Many historians consider the closure of the Athonite Academy a black page in the history of Mount Athos and speak of the obscurantist monks who fought against enlightenment. One might indeed characterize the reaction of the monks as an early expression of the phenomenon of the "cultural revolution," that is, the extermination of the intellectuals that marked many regimes in the twentieth century. In any case, the gap between the educated and the largely illiterate monks at the time was enormous, and the small number of educated people was not enough to form a "critical mass" that would follow its path unimpeded.
The closure of Athonite Academy suppressed any prospect or possibility of establishing on Mount Athos an educational institution equivalent to universities such as Oxford or Cambridge. But let us turn to the words of a British traveler who visited Mount Athos shortly after graduating from Oxford:
When the Gothic style became utilitarian, it became contemptible: look at Oxford and Cambridge. At Mount Athos we can study the exact equivalent of English university colleges, both in date of foundation and layout. Mount Athos has achieved what modern architects strive for: to instill in the utilitarian - the walls in which the everyday routine takes place - a sense of escape from the present. This is how religion worked in Byzantium. While the Latin Church tried to achieve just the opposite: to separate Sundays from workdays... Unlike the West, monasteries in the East were not primarily centers of knowledge, but models of an ideal social order. What Buondelmonti and Belon, writing before Western monasticism was subjected to the ravages of the Reformation, understood. (Robert Byron, The Station. Athos, Treasures and Men, 1927)
In 1845 the Athonite Academy reopened in the center of the Holy Mountain, the city of Karyes, as a school [i.e. secondary school]. Its work was not uninterrupted; at the end of the nineteenth century, the scholar Gerasimos Smirnakis complained of the inadequacy of the teaching staff. In 1930, the Athonite Academy was moved to its present location near the skete of Saint Andrew.

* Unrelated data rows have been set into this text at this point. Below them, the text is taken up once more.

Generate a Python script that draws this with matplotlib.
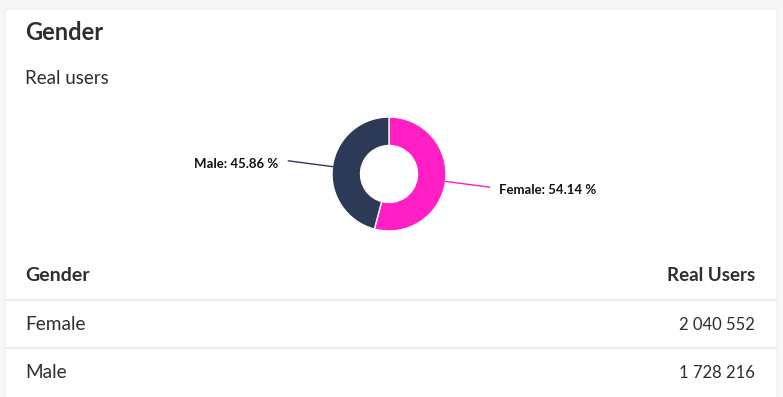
import matplotlib.pyplot as plt
import numpy as np
from matplotlib.patches import FancyBboxPatch

plt.rcParams['font.family'] = ['Lato', 'DejaVu Sans']

# Data
genders = ["Female", "Male"]
real_users = [2040552, 1728216]
colors = ["#ff1fc4", "#2d3a57"]

title = "Gender"
subtitle = "Real users"
col_headers = ["Gender", "Real Users"]

W, H = 783, 397
fig = plt.figure(figsize=(W / 100, H / 100), dpi=100)
fig.patch.set_facecolor("#f6f7f8")


def fx(px):
    return px / W


def fy(py):
    return 1 - py / H


# white card
card = FancyBboxPatch((fx(5), fy(420)), fx(772), (420 - 9) / H,
                      boxstyle="round,pad=0,rounding_size=0.006",
                      transform=fig.transFigure, facecolor="white",
                      edgecolor="#e9ebef", linewidth=0.8, zorder=-5)
fig.patches.append(card)

text_col = "#2e2e2e"
fig.text(fx(25), fy(33), title, fontsize=17, fontweight="bold",
         color=text_col, va="center", ha="left")
fig.text(fx(25), fy(79), subtitle, fontsize=13.5, color=text_col,
         va="center", ha="left")

# donut chart
cx, cy, r_px = 389, 174, 57
aw, ah = 440, 130
ax = fig.add_axes([fx(cx - aw / 2), fy(cy + ah / 2), aw / W, ah / H], zorder=2)

wedges, _ = ax.pie(real_users, colors=colors, startangle=90, counterclock=False,
                   radius=1, wedgeprops=dict(width=0.5, edgecolor="white", linewidth=1))
# pie() resets the limits, so set them afterwards
ax.set_xlim(-aw / 2 / r_px, aw / 2 / r_px)
ax.set_ylim(-ah / 2 / r_px, ah / 2 / r_px)
ax.set_aspect("equal")
ax.axis("off")

total = sum(real_users)
for w, g, v, c in zip(wedges, genders, real_users, colors):
    ang = np.deg2rad((w.theta1 + w.theta2) / 2)
    x0, y0 = np.cos(ang), np.sin(ang)
    x1, y1 = 1.78 * x0, 1.78 * y0
    ax.plot([x0, x1], [y0, y1], color=c, lw=1, clip_on=False)
    side = 1 if x0 > 0 else -1
    ax.text(x1 + side * 0.17, y1 - 0.05, f"{g}: {v / total * 100:.2f} %",
            ha="left" if side > 0 else "right", va="center",
            fontsize=9.5, fontweight="bold", color="#111111", clip_on=False)

# table
fig.text(fx(25), fy(275.5), col_headers[0], fontsize=14, fontweight="bold",
         color=text_col, va="center", ha="left")
fig.text(fx(755), fy(275.5), col_headers[1], fontsize=13.5, fontweight="bold",
         color=text_col, va="center", ha="right")

row_y = [324.5, 372.5]
sep_y = [300, 348]
for g, v, ry, sy in zip(genders, real_users, row_y, sep_y):
    fig.add_artist(plt.Line2D([fx(5), fx(777)], [fy(sy), fy(sy)],
                              transform=fig.transFigure, color="#eceef3", lw=1.5))
    fig.text(fx(25), fy(ry), g, fontsize=13.7, color=text_col, va="center", ha="left")
    fig.text(fx(755), fy(ry), f"{v:,}".replace(",", " "), fontsize=12,
             color=text_col, va="center", ha="right")

fig.savefig("out.png", dpi=100, facecolor=fig.get_facecolor())
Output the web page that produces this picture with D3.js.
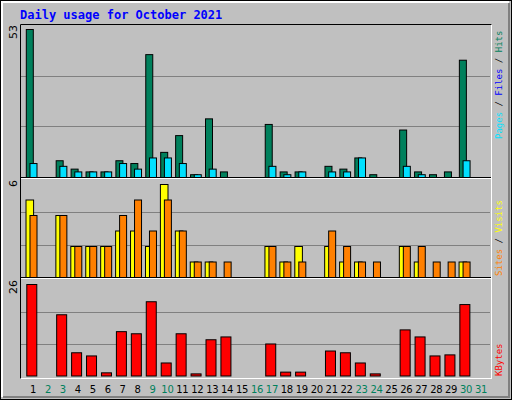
<!DOCTYPE html>
<html><head><meta charset="utf-8">
<script src="https://cdn.jsdelivr.net/npm/d3@7"></script>
<style>body{margin:0}</style></head>
<body><svg id="chart" width="512" height="400"></svg>
<script>
const days = d3.range(1, 32);
const weekendDays = [2, 3, 9, 10, 16, 17, 23, 24, 30, 31];
const hits  = [53,0,6,3,2,2,6,5,44,9,15,1,21,2,0,0,19,2,2,0,4,3,7,1,0,17,2,1,2,42,0];
const files = [5,0,4,2,2,2,5,3,7,7,5,1,3,0,0,0,4,1,2,0,2,2,7,0,0,4,1,0,0,6,0];
const visits = [5,0,4,2,2,2,3,3,2,6,3,1,1,0,0,0,2,1,2,0,2,1,1,0,0,2,1,0,0,1,0];
const sites  = [4,0,4,2,2,2,4,5,3,5,3,1,1,1,0,0,2,1,1,0,3,2,1,1,0,2,2,1,1,1,0];
const kbytes = [26,0,17.4,6.6,5.7,0.9,12.6,12,21.1,3.7,12,0.6,10.3,11.1,0,0,9.1,1.1,1.1,0,7.1,6.6,3.7,0.6,0,13.1,11.1,5.7,6,20.3,0];

const svg = d3.select("#chart");
// background + bevel
svg.append("rect").attr("width",512).attr("height",400).attr("fill","#c0c0c0");
svg.append("rect").attr("x",0.5).attr("y",0.5).attr("width",511).attr("height",399).attr("fill","none").attr("stroke","#000");
svg.append("path").attr("d","M2,397V2H509").attr("fill","none").attr("stroke","#fff").attr("stroke-width",2);
svg.append("path").attr("d","M3,397H509V3").attr("fill","none").attr("stroke","#808080").attr("stroke-width",2);

svg.append("text").attr("x",20).attr("y",19).text("Daily usage for October 2021")
    .attr("font-family","DejaVu Sans Mono").attr("font-weight","bold").attr("font-size",12).attr("fill","#0000ff");

const x = d3.scaleLinear().domain([1,31]).range([33,481]);

// plot frame
svg.append("rect").attr("x",20.5).attr("y",24.5).attr("width",471).attr("height",354).attr("fill","none").attr("stroke","#fff");
svg.append("path").attr("d","M20.5,378.5V24.5H491.5").attr("fill","none").attr("stroke","#000");

const panels = [
    {top:25, bottom:177, max:53, labelY:139, series:[[hits,"#00805c",-3.7,7],[files,"#00e0ff",0,7]],
     label:[["Pages","#00e0ff"],[" / ","#000"],["Files","#0000ff"],[" / ","#000"],["Hits","#00805c"]]},
    {top:180, bottom:277, max:6, labelY:276, series:[[visits,"#ffff00",-3.7,7.6],[sites,"#ff8000",0,7]],
     label:[["Sites","#ff8000"],[" / ","#000"],["Visits","#ffff00"]]},
    {top:280, bottom:375.5, max:26, labelY:376, series:[[kbytes,"#ff0000",-1.7,10]],
     label:[["KBytes","#ff0000"]]}
];

panels.forEach((p, i) => {
    const y = d3.scaleLinear().domain([0,p.max]).range([p.bottom, p.top+4]);
    const g = svg.append("g");
    if (i > 0) {
        g.append("line").attr("x1",21).attr("x2",491).attr("y1",p.top-2.5).attr("y2",p.top-2.5).attr("stroke","#000");
        g.append("line").attr("x1",21).attr("x2",491).attr("y1",p.top-1.5).attr("y2",p.top-1.5).attr("stroke","#fff");
    }
    [1/3, 2/3].forEach(f => {
        const gy = Math.round(p.bottom - (p.bottom - p.top) * f) + 0.5;
        g.append("line").attr("x1",21).attr("x2",490).attr("y1",gy).attr("y2",gy).attr("stroke","#808080");
    });
    p.series.forEach(([vals, col, off, w]) => {
        g.selectAll(null).data(days.filter(d => vals[d-1] > 0)).join("rect")
            .attr("x", d => x(d) + off - w/2 + 0.5)
            .attr("y", d => y(vals[d-1]) + 0.5)
            .attr("width", w)
            .attr("height", d => p.bottom - y(vals[d-1]))
            .attr("fill", col).attr("stroke","#000");
    });
    // max tick, rotated
    svg.append("text").attr("transform",`translate(17,${p.top}) rotate(-90)`)
        .attr("text-anchor","end").attr("font-family","DejaVu Sans").attr("font-size",11).text(p.max);
    // right label
    const t = svg.append("text").attr("transform",`translate(502,${p.labelY}) rotate(-90)`)
        .attr("font-family","DejaVu Sans Mono").attr("font-size",9);
    p.label.forEach(([s,c]) => t.append("tspan").attr("fill",c).text(s));
});

svg.append("g").selectAll("text").data(days).join("text")
    .attr("x", d => x(d)).attr("y", 393).attr("text-anchor","middle")
    .attr("font-family","DejaVu Sans").attr("font-size",10).attr("letter-spacing",-0.3)
    .attr("fill", d => weekendDays.includes(d) ? "#00805c" : "#000")
    .text(d => d);
</script></body></html>
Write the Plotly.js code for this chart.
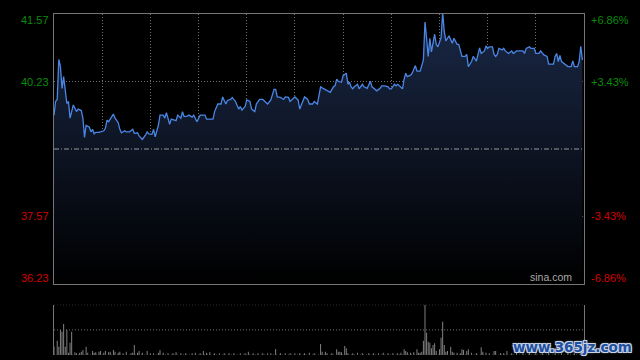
<!DOCTYPE html>
<html>
<head>
<meta charset="utf-8">
<script src="https://cdn.plot.ly/plotly-3.0.1.min.js"></script>
<style>html,body{margin:0;padding:0;background:#000;}#chart{width:640px;height:360px;}</style>
</head>
<body>
<div id="chart"></div>
<script>
// minute offsets from the open (HK session, 330 trading minutes)
const minutes = [
0,1,2,3,4,5,6,7,8,9,10,11,12,14,15,17,18,19,20,22,
23,24,25,26,28,31,32,33,34,35,37,38,40,41,42,44,45,47,49,50,
52,53,55,57,58,59,61,62,63,65,66,68,69,70,71,72,73,76,77,79,
80,81,83,84,86,87,89,91,94,95,99,100,102,104,105,107,108,110,111,113,
115,116,117,119,120,122,123,125,126,128,130,133,135,137,138,139,141,143,144,146,
147,150,152,153,154,156,158,159,161,162,164,165,166,167,169,170,172,174,175,176,
177,179,180,182,183,184,185,186,187,189,190,192,193,195,197,198,199,201,203,204,
206,208,209,210,212,213,214,217,218,219,220,222,223,225,226,228,230,231,232,233,
234,235,237,238,239,241,242,243,244,245,246,248,249,251,252,254,256,257,258,260,
261,263,264,265,266,268,269,270,271,273,274,275,276,277,279,280,281,283,285,286,
288,292,293,294,296,297,299,300,302,303,305,307,308,311,312,313,314,315,316,318,
320,322,323,324,326,327,328,329
];
const prices = [
39.57,39.84,39.88,40.67,40.53,40.10,40.33,40.07,39.80,39.84,39.51,39.64,39.77,39.64,39.69,39.66,39.51,39.13,39.37,39.33,
39.24,39.29,39.20,39.23,39.23,39.26,39.31,39.47,39.44,39.49,39.59,39.51,39.42,39.29,39.22,39.26,39.24,39.24,39.29,39.21,
39.22,39.16,39.09,39.18,39.24,39.20,39.19,39.29,39.14,39.37,39.57,39.57,39.51,39.62,39.47,39.39,39.49,39.46,39.57,39.51,
39.64,39.54,39.55,39.57,39.53,39.57,39.44,39.57,39.57,39.49,39.49,39.64,39.79,39.79,39.93,39.79,39.86,39.88,39.92,39.84,
39.69,39.74,39.67,39.74,39.87,39.84,39.69,39.64,39.79,39.88,39.88,39.79,39.87,40.08,40.08,39.93,39.92,39.88,39.93,39.92,
39.84,39.93,39.87,39.69,39.77,39.93,39.88,39.79,39.79,39.84,39.79,40.01,40.13,40.11,40.07,40.05,40.02,40.13,40.15,40.28,
40.24,40.22,40.35,40.40,40.18,40.22,40.13,40.09,40.13,40.18,40.09,40.18,40.13,40.10,40.24,40.13,40.10,40.05,40.10,40.15,
40.15,40.13,40.09,40.09,40.18,40.15,40.18,40.09,40.28,40.40,40.33,40.36,40.40,40.55,40.44,40.44,40.66,41.41,41.09,40.73,
41.09,40.82,41.17,40.97,40.92,41.10,41.60,41.22,41.04,41.10,41.14,40.99,41.09,40.97,40.97,40.73,40.73,40.77,40.53,40.63,
40.73,40.64,40.76,40.90,40.79,40.84,40.94,40.89,40.92,40.92,40.77,40.73,40.77,40.89,40.86,40.89,40.84,40.79,40.84,40.79,
40.84,40.84,40.79,40.89,40.92,40.89,40.89,40.79,40.79,40.84,40.76,40.73,40.58,40.58,40.73,40.79,40.63,40.75,40.63,40.58,
40.53,40.53,40.64,40.53,40.53,40.63,40.93,40.66
];
// volume bars (minute, relative volume)
const volMinutes = [
0,2,3,4,5,6,7,8,9,10,11,13,14,16,17,18,20,21,24,25,
26,28,29,31,32,34,35,37,38,40,41,43,45,48,49,50,52,53,55,58,
60,62,65,66,68,71,74,76,79,82,86,88,91,93,95,97,100,103,106,109,
112,116,119,121,124,127,130,133,135,138,141,144,147,150,153,156,159,162,166,167,
169,170,173,176,177,178,179,181,182,183,186,189,192,196,199,202,205,208,211,214,
216,218,219,220,222,224,226,227,228,229,230,231,232,233,234,235,236,237,238,240,
241,242,243,244,245,247,248,249,251,253,254,255,257,258,260,263,266,267,269,271,
274,275,278,280,282,285,288,292,296,300,304,308,312,316,320,324,328
];
const volumes = [
83,143,83,250,233,310,83,250,23,123,233,27,17,23,33,50,83,23,40,23,
27,33,40,23,40,27,33,50,33,23,33,17,33,17,23,100,23,40,23,40,
17,17,23,50,23,17,17,27,17,17,17,23,17,40,23,27,17,17,17,17,
17,17,17,33,17,17,17,17,17,60,17,17,17,17,17,17,23,17,110,33,
33,17,17,57,33,33,27,90,67,17,17,23,17,17,17,17,23,17,17,17,
23,57,40,27,23,27,57,23,23,33,143,503,223,133,123,67,100,117,40,57,
173,333,100,33,40,83,33,23,23,17,57,50,40,57,23,17,77,33,23,17,
40,40,17,17,40,17,23,17,20,17,23,17,20,17,23,17,20
];
const prevClose = 38.90;
const leftTickVals = [41.57, 40.23, 37.57, 36.23];
const leftTickText = ['41.57', '40.23', '37.57', '36.23'];
const rightTickText = ['+6.86%', '+3.43%', '-3.43%', '-6.86%'];
const tickColors = ['#0a8c0a', '#0a8c0a', '#d40000', '#d40000'];
const timeGrid = [30,60,90,120,150,180,210,240,270,300];

const yMin = 36.23, yMax = 41.57;
const volMax = Math.max(...volumes);

const traces = [
  {
    x: minutes, y: prices, type: 'scatter', mode: 'lines',
    line: {color: '#4a86e4', width: 1.3},
    fill: 'tozeroy',
    fillgradient: {type: 'vertical', colorscale: [[0, '#000000'], [1, '#1a2846']], start: yMin, stop: yMax},
    xaxis: 'x', yaxis: 'y', hoverinfo: 'skip'
  },
  {
    x: volMinutes, y: volumes, type: 'bar', width: 0.6,
    marker: {color: '#858585', line: {width: 0}},
    xaxis: 'x2', yaxis: 'y2', hoverinfo: 'skip'
  }
];

const annotations = [];
leftTickVals.forEach((v, i) => {
  const shift = i === 0 ? -6 : (i === leftTickVals.length - 1 ? 6.5 : 0);
  annotations.push({
    xref: 'paper', yref: 'y', x: 0, y: v, xanchor: 'right', yanchor: 'middle',
    xshift: -3, yshift: shift, showarrow: false, text: leftTickText[i],
    font: {family: 'Liberation Sans, Arial, sans-serif', size: 11, color: tickColors[i]}
  });
  annotations.push({
    xref: 'paper', yref: 'y', x: 1, y: v, xanchor: 'left', yanchor: 'middle',
    xshift: 5, yshift: shift, showarrow: false, text: rightTickText[i],
    font: {family: 'Liberation Sans, Arial, sans-serif', size: 11, color: tickColors[i]}
  });
});
annotations.push({
  xref: 'x', yref: 'y', x: 330, y: yMin, xanchor: 'right', yanchor: 'bottom',
  xshift: -10, yshift: -1, showarrow: false, text: 'sina.com',
  font: {family: 'Liberation Sans, Arial, sans-serif', size: 10.5, color: '#a8a8a8'}
});
annotations.push({
  xref: 'paper', yref: 'paper', x: 1, y: 0, xanchor: 'right', yanchor: 'bottom',
  xshift: 50, yshift: -2, showarrow: false, text: '<b>www.365jz.com</b>',
  font: {family: 'DejaVu Sans, sans-serif', size: 13.5, color: '#1e4fa0',
         shadow: '1px 1px 0 #c8d4e8, -1px -1px 0 #c8d4e8, 1px -1px 0 #c8d4e8, -1px 1px 0 #c8d4e8, 0 0 3px #c8d4e8'}
});

const gridDot = '1px,2px';
const layout = {
  width: 640, height: 360,
  paper_bgcolor: '#000000', plot_bgcolor: '#000000',
  margin: {l: 54, r: 56, t: 14, b: 5},
  showlegend: false,
  xaxis: {
    domain: [0, 1], range: [0, 330], anchor: 'y',
    tickvals: timeGrid, showticklabels: false, ticks: '',
    showgrid: true, gridcolor: '#6e6e6e', griddash: gridDot, gridwidth: 1,
    showline: true, mirror: true, linecolor: '#757575', linewidth: 1, zeroline: false
  },
  yaxis: {
    domain: [0.2082, 1], range: [yMin, yMax], anchor: 'x',
    tickvals: [37.57, 40.23], showticklabels: false, ticks: '',
    showgrid: true, gridcolor: '#6e6e6e', griddash: gridDot, gridwidth: 1,
    showline: true, mirror: true, linecolor: '#757575', linewidth: 1, zeroline: false
  },
  xaxis2: {
    domain: [0, 1], range: [0, 330], anchor: 'y2',
    showticklabels: false, ticks: '', showgrid: false, zeroline: false, showline: false
  },
  yaxis2: {
    domain: [0, 0.1475], range: [0, volMax], anchor: 'x2',
    showticklabels: false, ticks: '', showgrid: false, zeroline: false,
    showline: true, mirror: true, linecolor: '#757575', linewidth: 1
  },
  shapes: [
    {type: 'line', xref: 'x', yref: 'y', x0: 0, x1: 330, y0: prevClose, y1: prevClose,
     line: {color: '#9a9a9a', width: 1, dash: '5px,2px,1px,2px'}},
    {type: 'line', xref: 'x2 domain', yref: 'y2', x0: 0, x1: 1, y0: volMax, y1: volMax,
     line: {color: '#6e6e6e', width: 1, dash: gridDot}},
    {type: 'line', xref: 'x2 domain', yref: 'y2', x0: 0, x1: 1, y0: volMax / 2, y1: volMax / 2,
     line: {color: '#6e6e6e', width: 1, dash: gridDot}},
    {type: 'line', xref: 'x2 domain', yref: 'y2', x0: 0, x1: 1, y0: 0, y1: 0,
     line: {color: '#5a5a5a', width: 1, dash: gridDot}}
  ],
  annotations: annotations
};

Plotly.newPlot('chart', traces, layout, {staticPlot: true, displayModeBar: false});
</script>
</body>
</html>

In his memoirs, Bishop Chrysostomos Rodostolou, the former principal of the Athonite Academy, describes the many obstacles the school had to face: during the military dictatorship (1967-74), the civilian governor refused to approve a budget for the operation of the generator, so students were forced to read under gas lamps.
Т. S. Eliot sums up the course of human thought by saying that "we have forsaken wisdom, being mesmerized by knowledge; we have forsaken knowledge and become prisoners of information". If wisdom is the knowledge that enables us to survive, then the survival of Mount Athos for two and a half centuries after the closure of the Academy may lead us to see some seeds of wisdom in the abandonment of the academy on the part of the Athonites.